Kyle Bass, founder and managing partner of Hayman Capital Managment, is making headlines once again with new predictions on the future of Chinese banks. If his predictions are correct it could speak trouble for Asian banks. Currently, Chinese assets are over 31 trillion dollars, that’s three times the GDP of China. When a country’s banks grow too large for the country’s GDP it could lead to it’s downfall, according to Bass. If he is correct, China will certainly lose it’s equity, but thanks to Chinese government involvement, the banks won’t fail. However, it will end double digit credit growth for China and could bring bring trouble to Asian banks who lend to China.
So the question is, how likely is Bass’s prediction to come true? Bass reached the pinnacle of fame in the finance industry when he correctly predicted the subprime mortgage crisis in 2008. With this success he was instantly the new whiz kid, the superstar of the day. But many are questioning his “genius” as he seems more concerned about his media appearances than the success of the hedge funds he is managing (it’s estimated he has lost 30% of the value at a time when the best performing hedge fund managers have increased their value by that much)!

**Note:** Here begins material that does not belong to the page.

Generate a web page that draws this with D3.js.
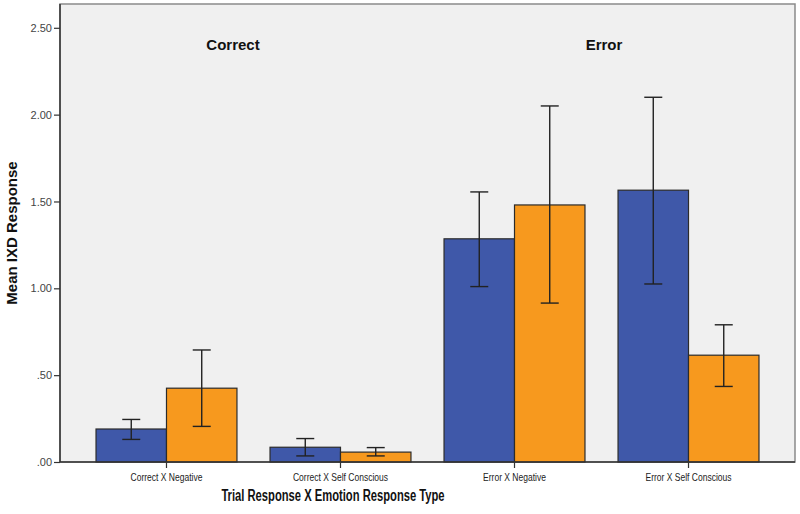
<!DOCTYPE html>
<html lang="en">
  <head>
    <meta charset="UTF-8">
    <title>Mean IXD Response</title>
    <style>
body {margin: 0; background: #fff;}
text {font-family: "Liberation Sans", Arial, sans-serif;}
</style>
  </head>
  <body>
<div id="my_dataviz"></div>
<script src="https://d3js.org/d3.v7.min.js"></script>
<script>

// categories and series
var categories = ["Correct X Negative", "Correct X Self Conscious", "Error X Negative", "Error X Self Conscious"];
var series = ["blue", "orange"];

var blueMean = [0.19, 0.085, 1.285, 1.565];
var blueLow = [0.13, 0.035, 1.01, 1.025];
var blueHigh = [0.245, 0.135, 1.555, 2.10];

var orangeMean = [0.425, 0.057, 1.48, 0.615];
var orangeLow = [0.205, 0.035, 0.915, 0.435];
var orangeHigh = [0.645, 0.083, 2.05, 0.79];

var yTicks = [0, 0.5, 1.0, 1.5, 2.0, 2.5];

var groupLabels = [
  {text: "Correct", x: 233},
  {text: "Error", x: 604}
];

var colors = {blue: "#3f58a9", orange: "#f7991e"};

// build the rows
var rows = [];
categories.forEach(function(c, i) {
  rows.push({cat: c, s: "blue", mean: blueMean[i], low: blueLow[i], high: blueHigh[i]});
  rows.push({cat: c, s: "orange", mean: orangeMean[i], low: orangeLow[i], high: orangeHigh[i]});
});

var W = 800, H = 514;
var plot = {left: 60, right: 795, top: 4, bottom: 462};

// squeeze a text so it looks like a condensed face
function condense(sel, k) {
  sel.each(function() {
    var w = this.getComputedTextLength();
    d3.select(this).attr("textLength", w * k).attr("lengthAdjust", "spacingAndGlyphs");
  });
}

var svg = d3.select("#my_dataviz")
  .append("svg")
    .attr("width", W)
    .attr("height", H);

// panel
svg.append("rect")
  .attr("x", plot.left).attr("y", plot.top)
  .attr("width", plot.right - plot.left).attr("height", plot.bottom - plot.top)
  .attr("fill", "#f0f0f0")
  .attr("stroke", "#8a8a8a")
  .attr("stroke-width", 1.5);

var x = d3.scaleBand()
  .domain(categories)
  .range([plot.left, plot.right])
  .paddingInner(0.19)
  .paddingOuter(0.207);

var xs = d3.scaleBand()
  .domain(series)
  .range([0, x.bandwidth()]);

var y = d3.scaleLinear()
  .domain([0, 2.637])
  .range([plot.bottom, plot.top]);

// group titles
svg.selectAll(".grp")
  .data(groupLabels)
  .enter()
  .append("text")
    .attr("x", function(d) { return d.x; })
    .attr("y", 50)
    .attr("text-anchor", "middle")
    .style("font-weight", "bold")
    .style("font-size", "15px")
    .attr("fill", "#111")
    .text(function(d) { return d.text; });

// bars
svg.selectAll(".bar")
  .data(rows)
  .enter()
  .append("rect")
    .attr("x", function(d) { return x(d.cat) + xs(d.s); })
    .attr("y", function(d) { return y(d.mean); })
    .attr("width", xs.bandwidth())
    .attr("height", function(d) { return y(0) - y(d.mean); })
    .attr("fill", function(d) { return colors[d.s]; })
    .attr("stroke", "#2b2b2b")
    .attr("stroke-width", 1.2);

// error bars
var eb = svg.selectAll(".err")
  .data(rows)
  .enter()
  .append("g")
    .attr("transform", function(d) { return "translate(" + (x(d.cat) + xs(d.s) + xs.bandwidth() / 2) + ",0)"; })
    .attr("stroke", "#222")
    .attr("stroke-width", 1.4);

eb.append("line")
  .attr("y1", function(d) { return y(d.low); })
  .attr("y2", function(d) { return y(d.high); });
eb.append("line")
  .attr("x1", -9).attr("x2", 9)
  .attr("y1", function(d) { return y(d.high); })
  .attr("y2", function(d) { return y(d.high); });
eb.append("line")
  .attr("x1", -9).attr("x2", 9)
  .attr("y1", function(d) { return y(d.low); })
  .attr("y2", function(d) { return y(d.low); });

// Y axis
var fmt = function(v) { return d3.format(".2f")(v).replace(/^0/, ""); };
var yAxis = svg.append("g")
  .attr("transform", "translate(" + plot.left + ",0)")
  .call(d3.axisLeft(y).tickValues(yTicks).tickFormat(fmt).tickSize(6).tickPadding(2));
yAxis.select(".domain").attr("stroke", "#333").attr("stroke-width", 1.5)
  .attr("d", "M0," + plot.top + "V" + plot.bottom);
yAxis.selectAll(".tick line").attr("stroke", "#333").attr("stroke-width", 1.2);
yAxis.selectAll(".tick text")
  .style("font-family", "'Liberation Sans', Arial, sans-serif")
  .style("font-size", "11px")
  .attr("fill", "#444");

// X axis
var xAxis = svg.append("g")
  .attr("transform", "translate(0," + plot.bottom + ")")
  .call(d3.axisBottom(x).tickSize(6).tickPadding(5));
xAxis.select(".domain").attr("stroke", "#333").attr("stroke-width", 1.5)
  .attr("d", "M" + plot.left + ",0H" + plot.right);
xAxis.selectAll(".tick line").attr("stroke", "#333").attr("stroke-width", 1.2);
xAxis.selectAll(".tick text")
  .style("font-family", "'Liberation Sans', Arial, sans-serif")
  .style("font-size", "11.5px")
  .attr("fill", "#222")
  .call(condense, 0.74);

// axis titles
svg.append("text")
  .attr("x", 333)
  .attr("y", 501)
  .attr("text-anchor", "middle")
  .style("font-weight", "bold")
  .style("font-size", "16px")
  .attr("fill", "#111")
  .text("Trial Response X Emotion Response Type")
  .call(condense, 0.7);

svg.append("text")
  .attr("transform", "translate(17,233) rotate(-90)")
  .attr("text-anchor", "middle")
  .style("font-weight", "bold")
  .style("font-size", "15px")
  .attr("fill", "#111")
  .text("Mean IXD Response");

</script>
  </body>
</html>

Finance is not the only reason Kyle Bass has been in the headlines. He has been embroiled in a number of questionable, even unethical circumstances. Bass has aligned himself with Argentine President Cristina Fernandez de Kirchner who has defaulted on the country’s sovereign debt twice! Most economists view President de Kirchner as an economic illiterate leader while Bass continues to defend her while her policies are sending her constituents into poverty.
As an investor in General Motors, bass seems only concerned with his bottom line instead of the lives of consumers. GM was aware of faulty airbags in their vehicles. Bass’s defense? It’s not GM’s fault, the drivers must have been drunk or not wearing their seat belts. Yes, victim blaming to save his investment.

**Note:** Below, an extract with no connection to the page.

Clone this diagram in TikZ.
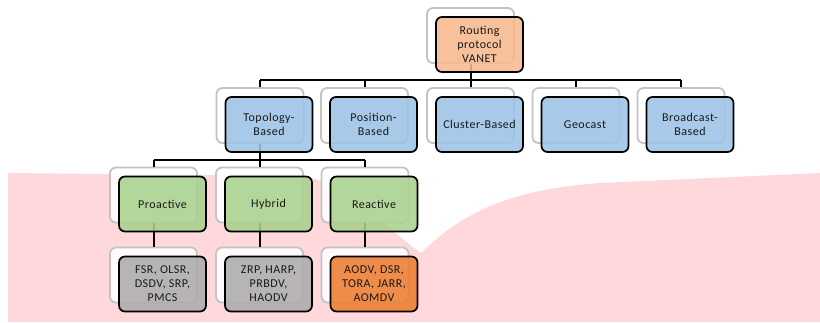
\documentclass[tikz,border=0pt]{standalone}
\usepackage{fontspec}
\setmainfont{Carlito}[LetterSpace=4]
\definecolor{pinkbg}{RGB}{255,216,220}
\definecolor{rootfill}{RGB}{246,185,142}
\definecolor{bluefill}{RGB}{157,195,230}
\definecolor{greenfill}{RGB}{169,209,142}
\definecolor{greyfill}{RGB}{174,171,171}
\definecolor{orangefill}{RGB}{237,125,49}
\definecolor{ghostline}{RGB}{195,195,195}
\begin{document}
\begin{tikzpicture}[x=1pt,y=-1pt,
  ghostbox/.style={draw=ghostline, line width=1.8pt, fill=white, fill opacity=0.9,
    rounded corners=6pt, minimum width=87pt, minimum height=55pt, inner sep=0pt},
  mainbox/.style={draw=black, line width=1.7pt, fill opacity=0.88, text opacity=1,
    rounded corners=6pt, minimum width=87pt, minimum height=55pt, inner sep=0pt,
    align=center, text=black!90, font=\fontsize{12}{14}\selectfont},
  conn/.style={draw=black, line width=2pt}]
\useasboundingbox (0,0) rectangle (820,322);
\fill[pinkbg] (8,173) -- (300,176) .. controls (345,180) and (385,228) .. (421,253)
  .. controls (460,215) and (505,190) .. (600,183) -- (820,173) -- (820,322) -- (8,322) -- cycle;
\coordinate (busA) at (0,79.5);
\coordinate (busB) at (0,160);
% ghost boxes
\foreach \n/\x/\y in {root/479.5/44.5, top/269/124.5, pos/373.5/124.5, clu/479.5/124.5,
  geo/585/124.5, bro/690/124.5, pro/162.5/204, hyb/268.5/204, rea/374/204,
  prol/162.5/284, hybl/268.5/284, real/374/284}
  \node[ghostbox] (\n g) at (\x-9,\y-9) {};
% connectors
\draw[conn] (rootg.south) -- (rootg.south |- busA);
\draw[conn] (topg.north |- busA) -- (brog.north |- busA);
\foreach \n in {top,pos,clu,geo,bro}
  \draw[conn] (\n g.north |- busA) -- (\n g.north);
\draw[conn] (topg.south) -- (topg.south |- busB);
\draw[conn] (prog.north |- busB) -- (reag.north |- busB);
\foreach \n in {pro,hyb,rea}
  \draw[conn] (\n g.north |- busB) -- (\n g.north);
\foreach \n in {pro,hyb,rea}
  \draw[conn] (\n g.south) -- (\n lg.north);
% main boxes
\node[mainbox, fill=rootfill] (root) at (479.5,44.5) {Routing\\protocol\\VANET};
\node[mainbox, fill=bluefill] (top) at (269,124.5) {Topology-\\Based};
\node[mainbox, fill=bluefill] (pos) at (373.5,124.5) {Position-\\Based};
\node[mainbox, fill=bluefill] (clu) at (479.5,124.5) {Cluster-Based};
\node[mainbox, fill=bluefill] (geo) at (585,124.5) {Geocast};
\node[mainbox, fill=bluefill] (bro) at (690,124.5) {Broadcast-\\Based};
\node[mainbox, fill=greenfill] (pro) at (162.5,204) {Proactive};
\node[mainbox, fill=greenfill] (hyb) at (268.5,204) {Hybrid};
\node[mainbox, fill=greenfill] (rea) at (374,204) {Reactive};
\node[mainbox, fill=greyfill] (prol) at (162.5,284) {FSR, OLSR,\\DSDV, SRP,\\PMCS};
\node[mainbox, fill=greyfill] (hybl) at (268.5,284) {ZRP, HARP,\\PRBDV,\\HAODV};
\node[mainbox, fill=orangefill] (real) at (374,284) {AODV, DSR,\\TORA, JARR,\\AOMDV};
\end{tikzpicture}
\end{document}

I wish it stopped there, but there’s more. Bass, along with Erich Spangenberg, attacked the pharmaceutical industry. Bass and Spangenberg would short sell stocks, challenge their patents with their organization, Coalition for Affordable Drugs. This caused stocks to go down and prescription costs to go up at the expense of the consumer to see his bottom line go up.
Is Kyle Bass a hero of the financial world or a villian?